Re: [patch 0/3] KVM CPU frequency change hypercalls

From: Radim Krcmar
Date: Fri Feb 03 2017 - 11:44:02 EST


2017-02-02 15:47-0200, Marcelo Tosatti:
> Implement KVM hypercalls for the guest
> to issue frequency changes.
>
> Current situation with DPDK and frequency changes is as follows:
> An algorithm in the guest decides when to increase/decrease
> frequency based on the queue length of the device.

Does the algorithm compute with the magnitude of frequency steps?

(e.g. if CPU can step with 200 MHz granularity, does the algorithm ever
do 400 MHz at once, because it assumes that frequency would be enough
to handle the load?)

> On the host, a power manager daemon is used to listen for
> frequency change requests (on another core) and issue these
> requests.
>
> However frequency changes are performance sensitive events because:
> On a change from low load condition to max load condition,
> the frequency should be raised as soon as possible.
> Sending a virtio-serial notification to another pCPU,
> waiting for that pCPU to initiate an IPI to the requestor pCPU
> to change frequency, is slower and more cache costly than
> a direct hypercall to host to switch the frequency.
>
> If the pCPU where the power manager daemon is running
> is not busy spinning on requests from the isolated DPDK vcpus,
> there is also the cost of HLT wakeup for that pCPU.
>
> Moreover, the daemon serves multiple VMs, meaning that
> the scheme is subject to additional delays from
> queueing of power change requests from VMs.

(Wow, this must be bringing humanity to its doom faster than the heat it
helps to eliminate.)

> A direct hypercall from userspace is the fastest most direct
> method for the guest to change frequency and does not suffer
> from the issues above.

Right, userspace on bare-metal cannot change frequency directly.

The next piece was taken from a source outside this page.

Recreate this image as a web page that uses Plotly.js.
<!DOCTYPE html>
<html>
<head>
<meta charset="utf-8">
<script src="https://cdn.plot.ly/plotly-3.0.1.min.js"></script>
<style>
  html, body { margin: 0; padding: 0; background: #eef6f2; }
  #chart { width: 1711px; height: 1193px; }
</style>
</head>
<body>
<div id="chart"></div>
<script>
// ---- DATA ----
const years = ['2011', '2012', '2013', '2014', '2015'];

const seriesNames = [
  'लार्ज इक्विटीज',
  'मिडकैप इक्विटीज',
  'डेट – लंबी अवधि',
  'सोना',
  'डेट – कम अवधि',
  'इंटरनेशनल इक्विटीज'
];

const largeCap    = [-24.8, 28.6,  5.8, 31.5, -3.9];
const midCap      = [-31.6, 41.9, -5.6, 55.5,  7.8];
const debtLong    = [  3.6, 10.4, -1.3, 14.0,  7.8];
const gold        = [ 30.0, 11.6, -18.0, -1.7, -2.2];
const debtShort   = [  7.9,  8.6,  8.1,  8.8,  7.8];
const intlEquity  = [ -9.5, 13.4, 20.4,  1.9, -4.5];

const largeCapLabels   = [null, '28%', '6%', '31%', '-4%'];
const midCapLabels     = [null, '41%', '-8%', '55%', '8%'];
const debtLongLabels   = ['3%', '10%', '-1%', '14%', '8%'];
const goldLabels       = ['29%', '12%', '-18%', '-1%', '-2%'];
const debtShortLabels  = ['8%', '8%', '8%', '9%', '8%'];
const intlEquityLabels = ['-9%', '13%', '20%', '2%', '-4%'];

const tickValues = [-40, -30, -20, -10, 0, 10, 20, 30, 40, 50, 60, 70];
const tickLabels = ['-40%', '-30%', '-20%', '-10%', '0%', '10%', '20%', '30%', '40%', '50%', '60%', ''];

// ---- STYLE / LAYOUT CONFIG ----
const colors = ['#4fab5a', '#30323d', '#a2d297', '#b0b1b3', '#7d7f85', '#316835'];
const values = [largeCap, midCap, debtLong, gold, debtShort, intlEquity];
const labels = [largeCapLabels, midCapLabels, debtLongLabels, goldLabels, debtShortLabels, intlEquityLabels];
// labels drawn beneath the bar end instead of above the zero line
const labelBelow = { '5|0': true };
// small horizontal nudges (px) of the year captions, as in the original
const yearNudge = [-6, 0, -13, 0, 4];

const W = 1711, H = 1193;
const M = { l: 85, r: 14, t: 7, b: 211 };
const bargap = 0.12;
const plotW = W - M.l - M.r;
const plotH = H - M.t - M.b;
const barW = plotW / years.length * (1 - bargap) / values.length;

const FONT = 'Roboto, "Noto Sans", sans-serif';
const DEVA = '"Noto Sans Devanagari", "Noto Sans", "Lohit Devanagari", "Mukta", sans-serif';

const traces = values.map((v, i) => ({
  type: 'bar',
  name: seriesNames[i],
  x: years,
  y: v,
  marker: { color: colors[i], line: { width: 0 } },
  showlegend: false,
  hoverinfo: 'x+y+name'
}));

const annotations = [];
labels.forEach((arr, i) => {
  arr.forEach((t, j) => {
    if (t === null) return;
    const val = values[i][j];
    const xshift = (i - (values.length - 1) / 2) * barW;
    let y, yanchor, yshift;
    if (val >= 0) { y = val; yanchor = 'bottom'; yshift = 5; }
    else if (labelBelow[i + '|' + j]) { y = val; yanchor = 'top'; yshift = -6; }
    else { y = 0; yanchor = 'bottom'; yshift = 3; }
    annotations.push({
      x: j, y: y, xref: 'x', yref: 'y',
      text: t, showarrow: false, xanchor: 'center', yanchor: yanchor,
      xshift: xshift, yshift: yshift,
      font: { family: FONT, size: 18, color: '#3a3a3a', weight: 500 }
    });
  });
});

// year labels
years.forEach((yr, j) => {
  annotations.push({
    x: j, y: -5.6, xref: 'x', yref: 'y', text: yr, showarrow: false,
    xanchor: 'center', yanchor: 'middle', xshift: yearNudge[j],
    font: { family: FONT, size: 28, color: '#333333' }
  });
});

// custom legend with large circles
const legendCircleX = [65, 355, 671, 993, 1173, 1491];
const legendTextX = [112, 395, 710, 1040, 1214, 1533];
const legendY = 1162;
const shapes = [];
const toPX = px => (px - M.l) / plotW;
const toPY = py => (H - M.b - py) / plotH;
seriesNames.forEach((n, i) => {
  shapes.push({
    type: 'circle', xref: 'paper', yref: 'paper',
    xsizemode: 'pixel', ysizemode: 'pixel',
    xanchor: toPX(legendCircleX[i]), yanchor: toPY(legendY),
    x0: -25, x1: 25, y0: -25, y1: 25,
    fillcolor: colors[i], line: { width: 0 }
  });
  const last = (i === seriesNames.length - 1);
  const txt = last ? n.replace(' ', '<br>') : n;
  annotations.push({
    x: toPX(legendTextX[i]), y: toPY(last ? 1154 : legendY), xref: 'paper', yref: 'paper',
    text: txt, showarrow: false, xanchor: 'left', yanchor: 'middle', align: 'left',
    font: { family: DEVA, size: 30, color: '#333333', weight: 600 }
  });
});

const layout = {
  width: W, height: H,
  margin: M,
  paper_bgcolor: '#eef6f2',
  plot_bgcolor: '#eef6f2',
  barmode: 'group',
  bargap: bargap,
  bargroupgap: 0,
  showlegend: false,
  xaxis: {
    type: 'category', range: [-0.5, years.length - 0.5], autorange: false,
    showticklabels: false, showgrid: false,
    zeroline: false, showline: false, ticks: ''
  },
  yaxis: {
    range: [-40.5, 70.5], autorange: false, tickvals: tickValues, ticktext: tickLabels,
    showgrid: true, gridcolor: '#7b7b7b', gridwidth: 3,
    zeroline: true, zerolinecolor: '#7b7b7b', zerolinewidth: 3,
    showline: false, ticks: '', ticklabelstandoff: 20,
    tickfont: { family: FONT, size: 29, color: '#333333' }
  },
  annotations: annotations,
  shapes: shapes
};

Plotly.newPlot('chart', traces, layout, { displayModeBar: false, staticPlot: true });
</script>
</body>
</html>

> The usage scenario for this hypercalls is for pinned vCPUs <-> pCPUs.

And pinned tasks <-> vCPUs, because the guest kernel has no idea what
frequency is being used or desired on its virtualware, so the kernel
cannot even change frequency without introducing a bug ...

I'm not happy about this hole through layers of isolations.

The domain of valid users is very small and a problem is that any
program with access to /dev/kvm gains the ability to change host CPU
frequency if the host happens to use the userspace governor.

We should at least enable this feature only if /dev/kvm is root-only.